Michaël travaille seul et décide de l’objet : une maison. Un premier essai (en bas de la feuille) montre qu’il a plus confiance dans le dessin que dans sa nouvelle technique. La symétrie n’a pas encore son statut de transformation ponctuelle. Deuxième essai (en haut) avec moi. Après discussion, il s’avère que certains points sont stratégiques pour obtenir l’image. (On admet ici que l’image d’un segment est un segment. En effet, l’image d’un toit, c’est un toit).
Il se donne une figure avec ses quatre sommets. Puis je lui propose trois points et lui demande d’estimer la position de leur image, puis de vérifier avec le pliage-pointe et enfin avec le papier (les distances).
Nouvelles tentatives.
Pour celle de gauche, l’invariant de l’équidistance par rapport à l’axe semble fonctionner : il y a bien l’effet miroir.

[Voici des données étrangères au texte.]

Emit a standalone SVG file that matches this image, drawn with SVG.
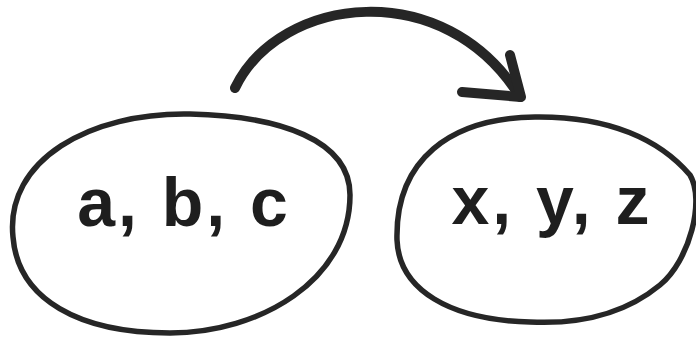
<svg xmlns="http://www.w3.org/2000/svg" width="696" height="339" viewBox="0 0 696 339">
<style>
.shape{fill:none;stroke:#262626;stroke-width:5.5;stroke-linecap:round;stroke-linejoin:round}
.arrow{fill:none;stroke:#262626;stroke-width:10;stroke-linecap:round;stroke-linejoin:round}
.lbl{font-family:"Liberation Sans",Arial,sans-serif;font-weight:bold;font-size:68px;fill:#1e1e1e}
</style>
<rect width="696" height="339" fill="#ffffff"/>
<g id="node-abc">
<path class="shape" d="M 13,237 C 5,160 90,112 190,114 C 280,116 350,140 350,195 C 350,280 260,333 170,333 C 80,333 18,300 13,237 Z"/>
<text class="lbl" x="184" y="226" text-anchor="middle" letter-spacing="3">a, b, c</text>
</g>
<g id="node-xyz">
<path class="shape" d="M 397,240 C 395,160 450,118 535,117 C 610,116 660,140 690,175 C 705,200 690,260 660,285 C 620,318 570,324 530,322 C 450,320 399,290 397,240 Z"/>
<text class="lbl" x="552" y="224" text-anchor="middle" letter-spacing="3">x, y, z</text>
</g>
<g id="connectors">
<path class="arrow" d="M 235,88 C 280,-5 445,-25 520,97"/>
<path class="arrow" d="M 462,92 L 521,97 L 510,55"/>
</g>
</svg>
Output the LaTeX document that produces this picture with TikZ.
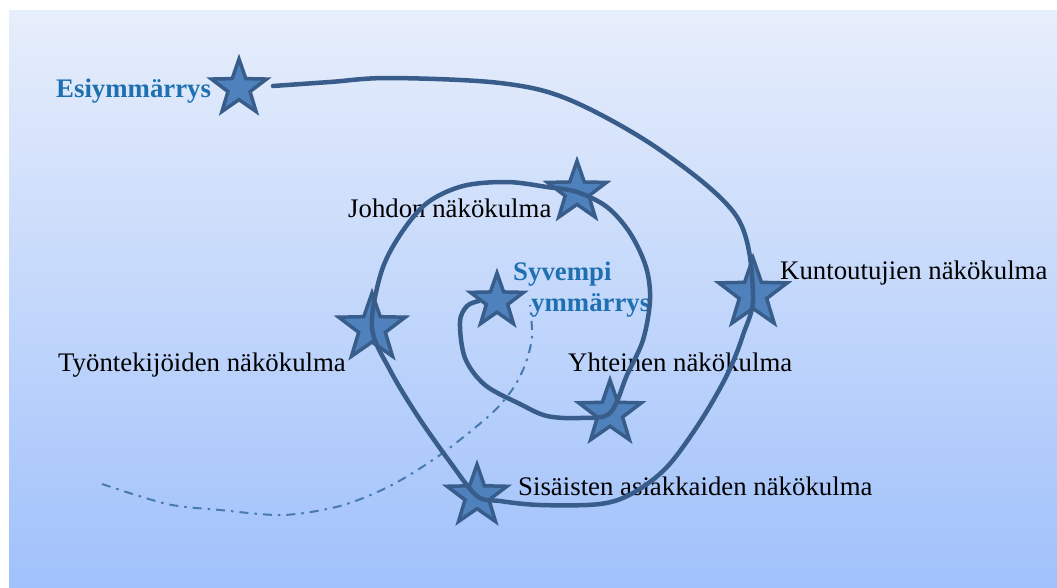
\documentclass[tikz,border=0pt]{standalone}
\usepackage{fontspec}
\setmainfont{Liberation Serif}
\usetikzlibrary{shapes.geometric}

\definecolor{starfill}{RGB}{79,129,189}
\definecolor{starline}{RGB}{56,93,138}
\definecolor{inkblue}{RGB}{31,112,176}
\definecolor{trailblue}{RGB}{72,122,176}
\definecolor{skytop}{RGB}{231,238,251}
\definecolor{skybottom}{RGB}{160,193,251}

\begin{document}
\begin{tikzpicture}[x=1pt, y=-1pt,
    spot/.style={star, star points=5, star point ratio=2.5, draw=starline, fill=starfill, line width=3.5pt, inner sep=0pt},
    view/.style={anchor=base west, inner sep=0pt, font=\fontsize{26.8}{32}\selectfont},
    goal/.style={view, text=inkblue, font=\fontsize{26.8}{32}\selectfont\bfseries}]
    \useasboundingbox (0,0) rectangle (1057,587);
    \fill[top color=skytop, bottom color=skybottom] (9,10) rectangle (1057,587);

    \coordinate (trailstart) at (102, 484);
    \coordinate (trailend) at (530, 305);
    \draw[trailblue, line width=2pt, dash pattern=on 9pt off 6pt on 2.5pt off 6pt]
        plot[smooth] coordinates {(trailstart) (167,504) (220,510) (283,515) (340,506) (390,486) (440,455) (490,415) (512,390) (525,365) (532,337) (trailend)};

    \node[spot, minimum size=58pt] at (239, 88)(esi){};
    \node[spot, minimum size=62pt] at (577, 192)(johdon){};
    \node[spot, minimum size=72pt] at (753, 294)(kunt){};
    \node[spot, minimum size=70pt] at (372, 328)(tyo){};
    \node[spot, minimum size=66pt] at (610, 413)(yht){};
    \node[spot, minimum size=63pt] at (477, 496)(sis){};
    \node[spot, minimum size=56pt] at (497, 301)(syv){};

    \node[goal] at (56, 97)(esitext){Esiymmärrys};
    \node[goal] at (513, 280)(syvtext){Syvempi};
    \node[goal] at (531, 311)(ymmtext){ymmärrys};
    \node[view] at (348, 217)(johdontext){Johdon näkökulma};
    \node[view] at (780, 279)(kunttext){Kuntoutujien näkökulma};
    \node[view] at (58, 371)(tyotext){Työntekijöiden näkökulma};
    \node[view] at (568, 371)(yhttext){Yhteinen näkökulma};
    \node[view] at (518, 495)(sistext){Sisäisten asiakkaiden näkökulma};

    \coordinate (spiralstart) at (273, 86);
    \draw[starline, line width=4.5pt, line cap=round, line join=round]
        plot[smooth, tension=0.55] coordinates {(spiralstart) (330,82) (390,78) (500,83) (570,100) (660,150) (737,217) (kunt.center) (743,335) (727,375) (700,422) (667,467) (633,493) (600,504) (540,505) (500,501) (sis.center) (450,462) (417,415) (390,370) (tyo.center) (381,273) (400,235) (427,203) (463,186) (507,182) (547,187) (johdon.center) (607,207) (630,233) (646,267) (650,300) (643,340) (627,375) (yht.center) (580,418) (547,416) (520,404) (485,385) (465,358) (460,322) (467,306) (syv.west)};
\end{tikzpicture}
\end{document}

Mais la deuxième lui pose vraiment problème : les choix du triangle comme objet (sans doute un peu téméraire) et des points caractéristiques ont un peu corsé l’affaire …

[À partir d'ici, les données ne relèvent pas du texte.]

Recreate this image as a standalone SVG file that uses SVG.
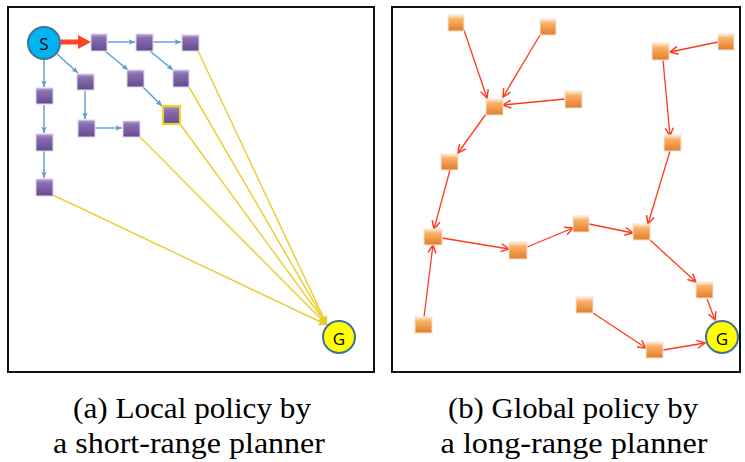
<svg xmlns="http://www.w3.org/2000/svg" width="745" height="462" viewBox="0 0 745 462">
  <defs>
    <linearGradient id="gPurple" x1="0" y1="0" x2="0" y2="1">
      <stop offset="0" stop-color="#b9a6d6"/>
      <stop offset="0.22" stop-color="#8a6fb3"/>
      <stop offset="1" stop-color="#654a8e"/>
    </linearGradient>
    <linearGradient id="gOrange" x1="0" y1="0" x2="0" y2="1">
      <stop offset="0" stop-color="#fff0d8"/>
      <stop offset="0.25" stop-color="#fbb26a"/>
      <stop offset="1" stop-color="#e27c28"/>
    </linearGradient>
    <marker id="mBlue" viewBox="0 0 10 10" refX="9" refY="5" markerUnits="userSpaceOnUse" markerWidth="8" markerHeight="8" orient="auto">
      <path d="M1,1.5 L9,5 L1,8.5 L3,5 Z" fill="#5b9bd5"/>
    </marker>
    <marker id="mYellow" viewBox="0 0 10 10" refX="9" refY="5" markerUnits="userSpaceOnUse" markerWidth="11" markerHeight="11" orient="auto">
      <path d="M1,1 L9,5 L1,9 L3,5 Z" fill="#e8cc30"/>
    </marker>
    <marker id="mRed" viewBox="0 0 10 10" refX="9" refY="5" markerUnits="userSpaceOnUse" markerWidth="10" markerHeight="10" orient="auto">
      <path d="M1,1 L9,5 L1,9" fill="none" stroke="#ff3a1c" stroke-width="1.5"/>
    </marker>
  </defs>
  <style>
    .frame { fill: #ffffff; stroke: #111111; stroke-width: 2; }
    .pnode { fill: url(#gPurple); stroke: #ddd6ea; stroke-width: 1; }
    .onode { fill: url(#gOrange); stroke: #efe3d6; stroke-width: 1; }
    .blue { stroke: #5b9bd5; stroke-width: 1.4; fill: none; marker-end: url(#mBlue); }
    .yellow { stroke: #ebcf36; stroke-width: 1.5; fill: none; marker-end: url(#mYellow); }
    .red { stroke: #ff3a1c; stroke-width: 1.3; fill: none; marker-end: url(#mRed); }
    .start { fill: #00b4f0; stroke: #41719c; stroke-width: 2; }
    .goal { fill: #ffff00; stroke: #41719c; stroke-width: 2; }
    .lbl { font-family: "Open Sans", "Liberation Sans", Arial, sans-serif; font-size: 17px; fill: #000; text-anchor: middle; dominant-baseline: central; }
    .cap { font-family: "Liberation Serif", "DejaVu Serif", serif; font-size: 30px; fill: #000; text-anchor: middle; }
  </style>

  <!-- panel frames -->
  <rect class="frame" x="8" y="7" width="366" height="365"/>
  <rect class="frame" x="392" y="7" width="348" height="365"/>

  <!-- (a) local planner: connectors -->
  <g id="connectors-local">
    <line class="blue" x1="44" y1="59" x2="44" y2="87"/>
    <line class="blue" x1="57" y1="54" x2="78" y2="73"/>
    <line class="blue" x1="108" y1="42" x2="135" y2="42"/>
    <line class="blue" x1="153" y1="42" x2="181" y2="42"/>
    <line class="blue" x1="105" y1="51" x2="128" y2="70"/>
    <line class="blue" x1="150" y1="51" x2="173" y2="70"/>
    <line class="blue" x1="143" y1="87" x2="162" y2="106"/>
    <line class="blue" x1="85" y1="91" x2="85" y2="119"/>
    <line class="blue" x1="95" y1="128" x2="122" y2="128"/>
    <line class="blue" x1="44" y1="105" x2="44" y2="133"/>
    <line class="blue" x1="44" y1="151" x2="44" y2="178"/>
    <line class="yellow" x1="198" y1="51" x2="327" y2="325"/>
    <line class="yellow" x1="189" y1="87" x2="327" y2="325"/>
    <line class="yellow" x1="180" y1="124" x2="327" y2="325"/>
    <line class="yellow" x1="139" y1="136" x2="327" y2="325"/>
    <line class="yellow" x1="53" y1="195" x2="327" y2="325"/>
    <!-- thick first step -->
    <line x1="61" y1="42" x2="80" y2="42" stroke="#ff4526" stroke-width="5"/>
    <polygon points="78,35 91,42 78,49" fill="#ff4526"/>
  </g>

  <!-- (a) local planner: nodes -->
  <g id="S"><circle class="start" cx="44" cy="43" r="16"/><text class="lbl" x="44" y="43">S</text></g>
  <g id="a1"><rect class="pnode" x="91" y="34" width="16" height="17"/></g>
  <g id="a2"><rect class="pnode" x="136" y="34" width="17" height="17"/></g>
  <g id="a3"><rect class="pnode" x="182" y="35" width="17" height="16"/></g>
  <g id="a4"><rect class="pnode" x="127" y="70" width="17" height="17"/></g>
  <g id="a5"><rect class="pnode" x="173" y="70" width="16" height="17"/></g>
  <g id="a6"><rect x="163" y="106" width="17" height="18" fill="url(#gPurple)" stroke="#ecd22c" stroke-width="2.2"/></g>
  <g id="a7"><rect class="pnode" x="77" y="74" width="17" height="16"/></g>
  <g id="a8"><rect class="pnode" x="78" y="120" width="17" height="17"/></g>
  <g id="a9"><rect class="pnode" x="123" y="121" width="17" height="16"/></g>
  <g id="a10"><rect class="pnode" x="36" y="88" width="17" height="16"/></g>
  <g id="a11"><rect class="pnode" x="36" y="134" width="17" height="17"/></g>
  <g id="a12"><rect class="pnode" x="36" y="179" width="17" height="17"/></g>
  <g id="G-local"><circle class="goal" cx="339" cy="337" r="16"/><text class="lbl" x="339" y="338">G</text></g>

  <!-- (b) global planner: connectors -->
  <g id="connectors-global">
    <line class="red" x1="464" y1="30" x2="487" y2="98"/>
    <line class="red" x1="540" y1="35" x2="503" y2="97"/>
    <line class="red" x1="565" y1="99" x2="503" y2="105"/>
    <line class="red" x1="486" y1="114" x2="458" y2="153"/>
    <line class="red" x1="450" y1="170" x2="434" y2="229"/>
    <line class="red" x1="424" y1="317" x2="433" y2="245"/>
    <line class="red" x1="442" y1="238" x2="509" y2="249"/>
    <line class="red" x1="527" y1="247" x2="573" y2="228"/>
    <line class="red" x1="589" y1="224" x2="633" y2="233"/>
    <line class="red" x1="718" y1="42" x2="670" y2="52"/>
    <line class="red" x1="663" y1="60" x2="670" y2="136"/>
    <line class="red" x1="670" y1="151" x2="648" y2="224"/>
    <line class="red" x1="650" y1="240" x2="696" y2="282"/>
    <line class="red" x1="707" y1="299" x2="715" y2="320"/>
    <line class="red" x1="593" y1="313" x2="646" y2="348"/>
    <line class="red" x1="663" y1="350" x2="705" y2="343"/>
  </g>

  <!-- (b) global planner: nodes -->
  <g id="bA"><rect class="onode" x="448" y="15" width="16" height="16"/></g>
  <g id="bB"><rect class="onode" x="540" y="19" width="16" height="16"/></g>
  <g id="bC"><rect class="onode" x="486" y="99" width="17" height="16"/></g>
  <g id="bD"><rect class="onode" x="565" y="91" width="17" height="17"/></g>
  <g id="bE"><rect class="onode" x="441" y="154" width="17" height="16"/></g>
  <g id="bF"><rect class="onode" x="652" y="43" width="17" height="17"/></g>
  <g id="bH"><rect class="onode" x="718" y="34" width="16" height="16"/></g>
  <g id="bI"><rect class="onode" x="664" y="135" width="17" height="16"/></g>
  <g id="bJ"><rect class="onode" x="424" y="229" width="18" height="16"/></g>
  <g id="bK"><rect class="onode" x="509" y="242" width="18" height="17"/></g>
  <g id="bL"><rect class="onode" x="573" y="216" width="16" height="16"/></g>
  <g id="bM"><rect class="onode" x="633" y="224" width="17" height="16"/></g>
  <g id="bN"><rect class="onode" x="696" y="282" width="17" height="16"/></g>
  <g id="bO"><rect class="onode" x="415" y="317" width="17" height="16"/></g>
  <g id="bP"><rect class="onode" x="576" y="297" width="17" height="16"/></g>
  <g id="bQ"><rect class="onode" x="646" y="342" width="17" height="16"/></g>
  <g id="G-global"><circle class="goal" cx="722" cy="337" r="16"/><text class="lbl" x="722" y="338">G</text></g>

  <!-- captions -->
  <g id="captions">
    <text class="cap" x="192" y="418" textLength="238" lengthAdjust="spacingAndGlyphs">(a) Local policy by</text>
    <text class="cap" x="189" y="453" textLength="272" lengthAdjust="spacingAndGlyphs">a short-range planner</text>
    <text class="cap" x="573" y="418" textLength="250" lengthAdjust="spacingAndGlyphs">(b) Global policy by</text>
    <text class="cap" x="574" y="453" textLength="267" lengthAdjust="spacingAndGlyphs">a long-range planner</text>
  </g>
</svg>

Ces deux productions sont les dernières de cette série. Mickaël décide de s’arrêter et de passer à une autre recherche. Il en a plusieurs en cours simultanément.
Le texte libre d’un enfant déclenche un intérêt pour un événement particulier : le drôle de papa. Des propositions de « drôles de … » sont faites par le groupe, puis reprises individuellement par Mickaël. C’est une phase de sensibilisation au phénomène avec une première emprise sur l’événement qui se traduit par des essais de reproduction par le dessin plus ou moins satisfaisants.
Peu à peu une exigence s’impose : il faut être capable de produire un objet symétrique correct. L’objet de la recherche se précise.
Une première présentation au groupe engage le chercheur dans la découverte du moyen de reproduction du phénomène le plus fidèle et efficace possibles.